_Your goal_. Starting at the first line of the data, please print exactly those lines through the one that holds "ifl, importV, exportV];", omitting every picture.
......
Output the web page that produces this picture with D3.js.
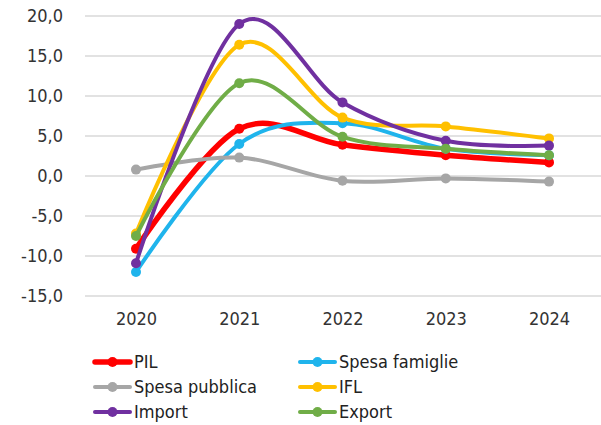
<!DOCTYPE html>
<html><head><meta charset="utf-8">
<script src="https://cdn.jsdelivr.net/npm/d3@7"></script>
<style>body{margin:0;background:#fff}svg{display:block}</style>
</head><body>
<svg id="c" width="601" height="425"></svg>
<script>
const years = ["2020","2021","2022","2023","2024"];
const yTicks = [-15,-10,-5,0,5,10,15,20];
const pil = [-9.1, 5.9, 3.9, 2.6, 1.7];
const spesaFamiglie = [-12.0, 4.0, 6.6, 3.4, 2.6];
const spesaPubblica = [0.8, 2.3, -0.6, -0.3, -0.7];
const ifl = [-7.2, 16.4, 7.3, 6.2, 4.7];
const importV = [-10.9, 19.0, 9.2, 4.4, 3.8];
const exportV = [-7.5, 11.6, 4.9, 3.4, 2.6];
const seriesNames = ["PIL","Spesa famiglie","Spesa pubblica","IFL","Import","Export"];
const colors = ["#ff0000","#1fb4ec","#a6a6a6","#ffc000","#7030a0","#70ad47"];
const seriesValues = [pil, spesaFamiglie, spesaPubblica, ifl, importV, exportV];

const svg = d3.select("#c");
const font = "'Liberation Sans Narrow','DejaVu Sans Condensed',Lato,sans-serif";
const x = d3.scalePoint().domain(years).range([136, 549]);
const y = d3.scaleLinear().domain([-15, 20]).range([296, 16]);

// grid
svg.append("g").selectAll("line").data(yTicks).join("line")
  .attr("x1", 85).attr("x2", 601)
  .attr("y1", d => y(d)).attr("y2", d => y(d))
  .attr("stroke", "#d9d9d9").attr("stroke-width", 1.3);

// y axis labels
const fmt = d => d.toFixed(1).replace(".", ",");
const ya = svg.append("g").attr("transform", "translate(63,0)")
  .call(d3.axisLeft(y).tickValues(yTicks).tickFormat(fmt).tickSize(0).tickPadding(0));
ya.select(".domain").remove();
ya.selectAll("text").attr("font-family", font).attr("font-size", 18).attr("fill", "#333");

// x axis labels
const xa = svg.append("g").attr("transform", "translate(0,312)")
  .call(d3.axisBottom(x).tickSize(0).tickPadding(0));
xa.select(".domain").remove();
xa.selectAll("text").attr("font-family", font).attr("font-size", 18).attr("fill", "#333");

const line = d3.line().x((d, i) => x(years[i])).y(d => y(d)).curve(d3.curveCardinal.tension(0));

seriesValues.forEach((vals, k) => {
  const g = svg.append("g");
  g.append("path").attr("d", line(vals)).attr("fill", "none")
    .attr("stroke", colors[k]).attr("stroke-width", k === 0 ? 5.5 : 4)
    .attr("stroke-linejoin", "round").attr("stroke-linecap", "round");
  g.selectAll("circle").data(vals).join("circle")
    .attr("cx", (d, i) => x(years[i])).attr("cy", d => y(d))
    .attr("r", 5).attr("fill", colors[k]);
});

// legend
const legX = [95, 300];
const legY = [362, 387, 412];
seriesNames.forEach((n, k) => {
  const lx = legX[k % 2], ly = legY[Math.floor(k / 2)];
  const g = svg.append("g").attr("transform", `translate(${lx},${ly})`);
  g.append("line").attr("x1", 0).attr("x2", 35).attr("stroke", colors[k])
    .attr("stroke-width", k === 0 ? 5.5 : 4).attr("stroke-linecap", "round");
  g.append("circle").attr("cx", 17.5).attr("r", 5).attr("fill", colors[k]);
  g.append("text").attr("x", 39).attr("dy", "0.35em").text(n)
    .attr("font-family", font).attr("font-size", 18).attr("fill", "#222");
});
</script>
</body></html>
......
_Result for this exercise_.
Output the web page that produces this picture with D3.js.
<!DOCTYPE html>
<html><head><meta charset="utf-8">
<script src="https://cdn.jsdelivr.net/npm/d3@7"></script>
<style>body{margin:0;background:#fff}svg{display:block}</style>
</head><body>
<svg id="c" width="601" height="425"></svg>
<script>
const years = ["2020","2021","2022","2023","2024"];
const yTicks = [-15,-10,-5,0,5,10,15,20];
const pil = [-9.1, 5.9, 3.9, 2.6, 1.7];
const spesaFamiglie = [-12.0, 4.0, 6.6, 3.4, 2.6];
const spesaPubblica = [0.8, 2.3, -0.6, -0.3, -0.7];
const ifl = [-7.2, 16.4, 7.3, 6.2, 4.7];
const importV = [-10.9, 19.0, 9.2, 4.4, 3.8];
const exportV = [-7.5, 11.6, 4.9, 3.4, 2.6];
const seriesNames = ["PIL","Spesa famiglie","Spesa pubblica","IFL","Import","Export"];
const colors = ["#ff0000","#1fb4ec","#a6a6a6","#ffc000","#7030a0","#70ad47"];
const seriesValues = [pil, spesaFamiglie, spesaPubblica, ifl, importV, exportV];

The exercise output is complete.